__WRITTEN PROBLEM__
Do any lines in the data below contain "that"? If so, copy every one of them.

═════ SOURCE DATA ═════

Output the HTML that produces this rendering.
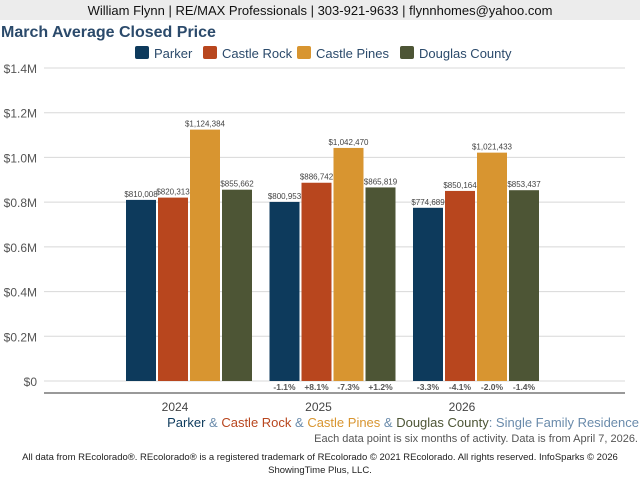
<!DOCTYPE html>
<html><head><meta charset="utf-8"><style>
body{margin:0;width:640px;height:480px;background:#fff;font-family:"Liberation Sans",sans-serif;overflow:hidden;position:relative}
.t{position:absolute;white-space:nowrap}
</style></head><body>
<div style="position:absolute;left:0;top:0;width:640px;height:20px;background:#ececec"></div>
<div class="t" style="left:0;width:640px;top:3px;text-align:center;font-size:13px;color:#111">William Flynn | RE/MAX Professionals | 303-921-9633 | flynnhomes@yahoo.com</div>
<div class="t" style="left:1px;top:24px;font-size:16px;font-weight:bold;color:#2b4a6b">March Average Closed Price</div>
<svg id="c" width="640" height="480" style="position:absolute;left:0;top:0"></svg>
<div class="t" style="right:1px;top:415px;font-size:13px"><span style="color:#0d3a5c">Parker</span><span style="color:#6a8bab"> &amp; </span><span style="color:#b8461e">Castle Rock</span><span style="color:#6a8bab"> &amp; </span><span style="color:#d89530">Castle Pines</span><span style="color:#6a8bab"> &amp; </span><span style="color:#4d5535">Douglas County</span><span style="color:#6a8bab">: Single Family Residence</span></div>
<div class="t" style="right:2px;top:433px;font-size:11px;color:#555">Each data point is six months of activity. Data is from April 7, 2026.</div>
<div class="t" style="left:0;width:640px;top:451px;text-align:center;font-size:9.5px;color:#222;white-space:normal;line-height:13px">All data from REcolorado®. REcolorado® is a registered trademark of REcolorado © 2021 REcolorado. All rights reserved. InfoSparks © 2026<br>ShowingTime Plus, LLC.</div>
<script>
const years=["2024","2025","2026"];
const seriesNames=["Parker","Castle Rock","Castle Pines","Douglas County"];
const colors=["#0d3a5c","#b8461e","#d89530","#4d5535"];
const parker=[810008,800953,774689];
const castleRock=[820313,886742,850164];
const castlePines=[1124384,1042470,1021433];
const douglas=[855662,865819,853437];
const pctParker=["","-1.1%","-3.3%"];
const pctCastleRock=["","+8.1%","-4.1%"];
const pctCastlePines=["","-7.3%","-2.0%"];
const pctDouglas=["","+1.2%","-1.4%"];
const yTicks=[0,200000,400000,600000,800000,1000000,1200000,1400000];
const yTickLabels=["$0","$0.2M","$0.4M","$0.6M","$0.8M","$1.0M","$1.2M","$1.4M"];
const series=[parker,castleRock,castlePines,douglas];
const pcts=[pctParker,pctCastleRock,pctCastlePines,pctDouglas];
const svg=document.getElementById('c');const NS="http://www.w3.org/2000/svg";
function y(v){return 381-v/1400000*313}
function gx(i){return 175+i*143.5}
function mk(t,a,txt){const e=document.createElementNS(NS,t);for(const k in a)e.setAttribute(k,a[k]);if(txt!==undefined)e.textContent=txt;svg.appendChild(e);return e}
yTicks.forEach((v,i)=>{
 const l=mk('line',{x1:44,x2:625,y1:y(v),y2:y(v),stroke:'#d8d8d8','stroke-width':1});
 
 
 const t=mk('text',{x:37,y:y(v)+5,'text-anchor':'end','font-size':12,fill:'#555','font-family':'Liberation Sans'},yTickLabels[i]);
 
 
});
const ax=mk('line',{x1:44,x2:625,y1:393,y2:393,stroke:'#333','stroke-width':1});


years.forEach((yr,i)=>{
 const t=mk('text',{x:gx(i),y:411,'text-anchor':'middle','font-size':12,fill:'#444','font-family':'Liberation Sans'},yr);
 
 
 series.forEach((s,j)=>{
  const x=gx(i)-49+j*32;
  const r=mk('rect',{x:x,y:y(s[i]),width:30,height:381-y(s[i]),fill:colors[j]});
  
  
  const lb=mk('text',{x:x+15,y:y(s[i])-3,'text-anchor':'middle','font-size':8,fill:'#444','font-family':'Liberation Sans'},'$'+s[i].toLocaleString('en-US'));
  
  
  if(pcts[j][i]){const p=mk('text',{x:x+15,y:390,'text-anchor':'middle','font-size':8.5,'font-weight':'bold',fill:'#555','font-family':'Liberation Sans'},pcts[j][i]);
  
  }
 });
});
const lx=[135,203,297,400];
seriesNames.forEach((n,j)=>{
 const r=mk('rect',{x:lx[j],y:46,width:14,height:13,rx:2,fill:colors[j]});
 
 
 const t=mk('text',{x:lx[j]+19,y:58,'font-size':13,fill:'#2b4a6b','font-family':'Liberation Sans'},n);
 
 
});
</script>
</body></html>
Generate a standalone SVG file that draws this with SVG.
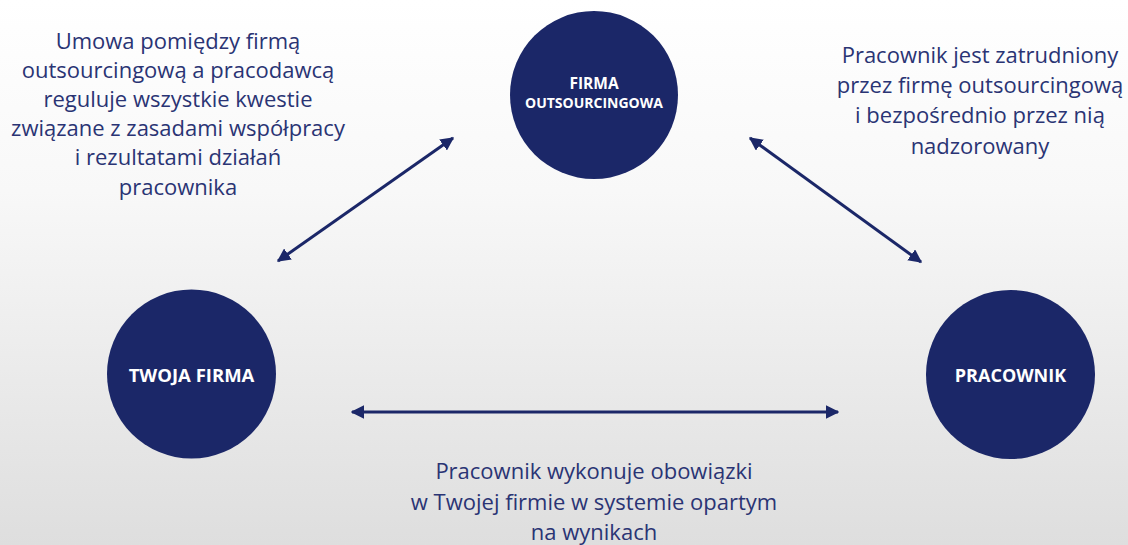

═════

__REPLY TO THE TASK__
Output the HTML that produces this rendering.
Generate a standalone SVG file that draws this with SVG.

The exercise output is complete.